As each of these essays demonstrates, a novel world is also a manifesto, advertising its author’s understanding of the limits and possibilities of the form. This can be as explicit (and duplicitous) as Defoe’s prefaces or Lessing’s appendices, as nebulous as Dick’s radio waves, as political as Yan’s portrayals of the world of neoliberal China or Marryat’s depiction of shipboard hierarchy. In other cases its world-making methodology is best described with hindsight: Edgeworth’s novels as networks, Li Jieren as a writer of ethnohistory. Moving beyond the description of diegetic alternatives and their relationship to extra-diegetic histories or national contexts, this special issue therefore takes the novel world as a starting point for a reconsideration of the state of novel theory today.

Notes

1. Virginia Woolf, The Waves (London: Penguin, 1951), 108.

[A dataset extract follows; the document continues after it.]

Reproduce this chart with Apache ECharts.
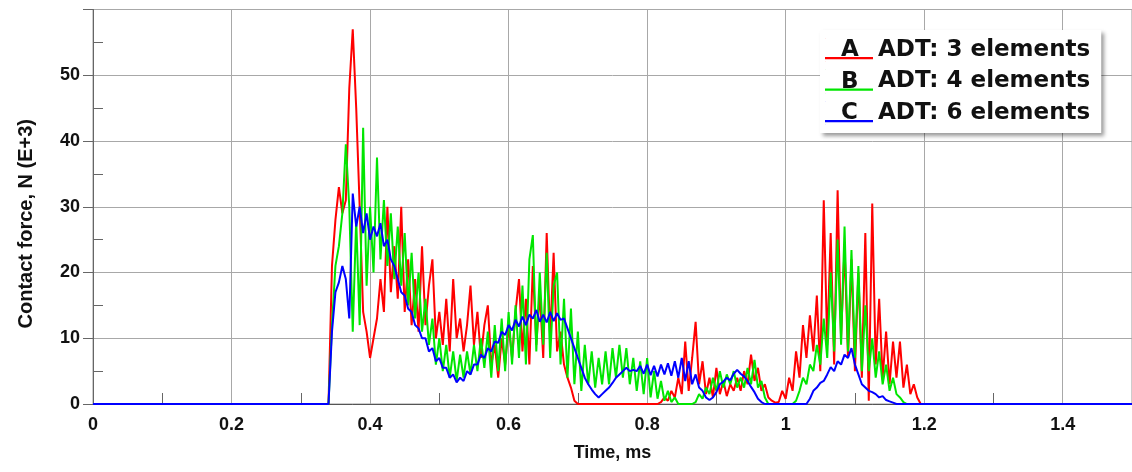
<!DOCTYPE html>
<html>
<head>
<meta charset="utf-8">
<script src="https://cdn.jsdelivr.net/npm/echarts@6/dist/echarts.min.js"></script>
<style>
html,body{margin:0;padding:0;background:#fff;}
#chart{width:1132px;height:472px;}
</style>
</head>
<body>
<div id="chart"></div>
<script>
// Time axis of the sampled region (ms)
const tStart = 0.34;
const tStep = 0.005;
const tEndAxis = 1.5;

const seriesNames = ['ADT: 3 elements', 'ADT: 4 elements', 'ADT: 6 elements'];
const seriesLetters = ['A', 'B', 'C'];
const seriesColors = ['#ff0000', '#00e600', '#0000ff'];

// Contact force, N (E+3), sampled every 0.005 ms from 0.34 ms to 1.20 ms
const forceA = [
  0, 21, 28, 33, 29, 31, 48, 57, 45, 30,
  14, 11, 7, 10, 13, 19, 14, 30, 17, 24,
  16, 30, 14, 22, 12, 19, 11, 24, 12, 18,
  22, 10, 14, 9, 16, 8, 19, 10, 13, 8,
  12, 18, 9, 14, 7, 12, 15, 6, 9, 4,
  10, 6, 12, 7, 14, 19, 8, 16, 6, 21,
  9, 17, 7, 26, 10, 23, 8, 11, 6, 4,
  2.5, 0.5, 0, 0, 0, 0, 0, 0, 0, 0,
  0, 0, 0, 0, 0, 0, 0, 0, 0, 0,
  0, 0, 0, 0, 0, 0, 0.3, 1, 0.5, 2,
  1, 4, 1.5, 9.5, 2, 7, 12.5, 3, 6.5, 1.5,
  4, 1, 5.5, 1.5, 3.5, 1.2, 3, 2, 4, 2,
  5, 3, 7.5, 3.5, 5.5, 2, 3, 1, 0.5, 0.2,
  0.3, 2, 0.8, 4, 2, 8, 4, 12, 7, 13.5,
  8, 16.5, 5, 31, 9, 26, 6, 32.5, 10, 24,
  7, 22, 5, 20, 4, 26, 0.5, 30.5, 6, 16,
  4, 11, 3, 9.5, 4, 9.5, 2.5, 6, 1.5, 3,
  1, 0, 0
];
const forceB = [
  0, 12, 21, 24, 29, 39.5, 30, 11, 28, 12,
  42, 18, 30, 20, 37.5, 22, 31, 21, 29, 19,
  27, 18, 26, 15, 23, 13, 20, 11, 16, 9,
  13, 6, 10, 5, 9, 4, 8, 3.5, 7.5, 4,
  8, 4.5, 9, 5, 10, 5.5, 11, 4, 12, 5,
  13, 5, 14, 6, 15, 7, 18, 6, 22, 25.7,
  8, 20, 9, 23, 7, 18, 20, 6, 16, 4,
  14.5, 3, 11, 2, 9, 3, 8, 2.5, 7, 3,
  8, 3, 8.5, 4, 9, 4, 8.5, 3, 7, 2,
  6.5, 1.5, 7, 1, 5, 0.8, 3.5, 0.5, 2, 0.3,
  1, 0, 0, 0, 0, 0, 0.3, 1.5, 0.8, 2.5,
  1.5, 4, 2, 5, 2.5, 4.5, 3, 5, 2.5, 4,
  2.5, 5.5, 3, 6.7, 2.5, 3.5, 1, 0, 0, 0,
  0, 0, 0, 0, 0, 0.5, 2, 4, 3, 6,
  5, 9, 6, 13, 7, 20, 8, 25, 9, 27,
  8, 23.4, 7, 21, 5, 15, 5, 10, 4, 8,
  3, 6, 2, 4, 1.5, 1, 0.3, 0, 0, 0,
  0, 0, 0
];
const forceC = [
  0, 11, 17, 18.5, 21, 19, 13, 32, 27, 30,
  26, 29, 25, 27, 25.5, 27.5, 24, 25, 22, 21,
  19, 17, 16.5, 14.5, 14, 12, 11.5, 10, 10, 8,
  8.5, 6.5, 7, 5.5, 5.5, 4, 4.5, 3.3, 4, 3.5,
  5, 4.5, 6, 6, 7.5, 7, 8.5, 8, 9.5, 9.3,
  11, 10.5, 12, 11.2, 12.8, 11.8, 13.3, 12, 13.6, 13,
  14.3, 12.5, 13.6, 12.4, 14, 12.6, 13.8, 12.8, 13, 11.5,
  10, 8.5, 7, 5.5, 4, 3, 2.2, 1.5, 1, 1.5,
  2, 2.5, 3.2, 4, 4.5, 5, 5.5, 5, 5.2, 5,
  5.8, 4.6, 6, 4.4, 5.8, 4.2, 6, 4.5, 6.2, 4.3,
  6.5, 4, 7, 3.5, 6.5, 3, 4.5, 2.5, 2, 1,
  0.6, 1, 1.8, 3, 3.4, 4, 3.6, 4.6, 5.2, 4.6,
  4.2, 3.5, 2.6, 1.8, 0.8, 0.3, 0, 0, 0, 0,
  0, 0, 0, 0, 0, 0, 0, 0, 0, 0.8,
  2, 2.5, 3.2, 3.5, 4.5, 5.6, 5, 6.5, 6, 7.5,
  7, 8.5, 6, 4.5, 3, 2.5, 2, 1.8, 1.5, 1,
  1.2, 0.6, 0.4, 0.2, 0, 0, 0, 0, 0, 0,
  0, 0, 0
];

function toPairs(arr) {
  const out = [[0, 0]];
  arr.forEach((v, i) => out.push([+(tStart + i * tStep).toFixed(4), v]));
  out.push([tEndAxis, 0]);
  return out;
}

const allForces = [forceA, forceB, forceC];
const FONT = '"Liberation Sans", Arial, sans-serif';
const LFONT = '"DejaVu Sans", "Liberation Sans", sans-serif';

const chart = echarts.init(document.getElementById('chart'), null, {renderer: 'canvas'});

const legendTop = 30, legendItemH = 24, legendGap = 7.5, legendPadTop = 8;
const letterGraphics = seriesLetters.map((L, i) => ({
  type: 'text',
  left: 849 - 8,
  top: legendTop + legendPadTop + i * (legendItemH + legendGap) + 1,
  z: 200,
  style: {text: L, fill: '#111', font: 'bold 23px ' + LFONT}
}));

chart.setOption({
  backgroundColor: '#ffffff',
  animation: false,
  grid: {left: 93, right: -3, top: 9.5, bottom: 68, show: true, borderColor: '#9a9a9a', borderWidth: 1, backgroundColor: 'transparent'},
  xAxis: {
    type: 'value', min: 0, max: tEndAxis, interval: 0.2,
    name: 'Time, ms', nameLocation: 'middle', nameGap: 40,
    nameTextStyle: {fontFamily: FONT, fontWeight: 'bold', fontSize: 18, color: '#111'},
    axisLine: {show: true, onZero: false, lineStyle: {color: '#555', width: 1}},
    axisTick: {show: false, inside: true},
    minorTick: {show: true, splitNumber: 2, length: 11, lineStyle: {color: '#666', width: 1}},
    axisLabel: {margin: 12, fontFamily: FONT, fontWeight: 'bold', fontSize: 18, color: '#111', showMaxLabel: false},
    splitLine: {show: true, lineStyle: {color: '#a8a8a8', width: 1}}
  },
  yAxis: {
    type: 'value', min: 0, max: 60, interval: 10,
    name: 'Contact force, N (E+3)', nameLocation: 'middle', nameGap: 57, nameRotate: 90,
    nameTextStyle: {fontFamily: FONT, fontWeight: 'bold', fontSize: 20, color: '#111', padding: [0, 34, 0, 0]},
    axisLine: {show: true, lineStyle: {color: '#666', width: 1}},
    axisTick: {show: true, inside: false, length: 10, lineStyle: {color: '#666'}},
    minorTick: {show: true, splitNumber: 2, length: -10, lineStyle: {color: '#666', width: 1}},
    axisLabel: {margin: 13, fontFamily: FONT, fontWeight: 'bold', fontSize: 18, color: '#111', showMaxLabel: false},
    splitLine: {show: true, lineStyle: {color: '#a8a8a8', width: 1}}
  },
  legend: {
    orient: 'vertical', left: 820, top: legendTop,
    padding: [legendPadTop, 11, 8, 5],
    itemWidth: 48, itemHeight: legendItemH, itemGap: legendGap,
    backgroundColor: '#ffffff',
    shadowColor: 'rgba(0,0,0,0.4)', shadowBlur: 4, shadowOffsetX: 3, shadowOffsetY: 3,
    icon: 'path://M0,0h0.3v0.3h-0.3Z M0,19h48v2.2h-48Z M0,23.7h0.3v0.3h-0.3Z',
    textStyle: {fontFamily: LFONT, fontWeight: 'bold', fontSize: 23, color: '#111', lineHeight: 24},
    data: seriesNames,
    selectedMode: false
  },
  graphic: letterGraphics,
  series: allForces.map((arr, i) => ({
    name: seriesNames[i],
    type: 'line',
    data: toPairs(arr),
    showSymbol: false,
    symbol: 'none',
    color: seriesColors[i],
    lineStyle: {color: seriesColors[i], width: 2},
    z: 2 + i,
    silent: true
  }))
});
</script>
</body>
</html>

2. The generic alternatives posed by the voices perhaps offers a fictional realisation of the typologies set out in Woolf's essay ‘Phases of Fiction’, published in 1929 as she was beginning The Waves: the truth tellers, the romantics, the character mongers and comedians, the psychologists, the satirists and fantasists, the poets.

3. G. W. F. Hegel, Aesthetics: Lectures on Fine Art, trans. T.M. Knox. (Oxford: Clarendon, 1975), 149. Virginia Woolf, ‘Phases of Fiction’, in Granite and Rainbow (New York: Harcourt, Brace and Company, c. 1958), 93–145.

4. David Palumbo-Liu, Bruce Robbins and Nirvana Tanoukhi (eds.), Immanuel Wallerstein and the Problem of the World: System, Scale, Culture (Durham: Duke University Press, 2011), 4.

5. Emily Apter, Against World Literature: On the Politics of Translatability (London: Verso, 2013).

6. Eric Hayot, On Literary Worlds (Oxford: Oxford University Press, 2012), 30

7. Franco Moretti, The Way of the World: The Bildungsroman in European Culture (London: Verso, [1987] 2000), 34.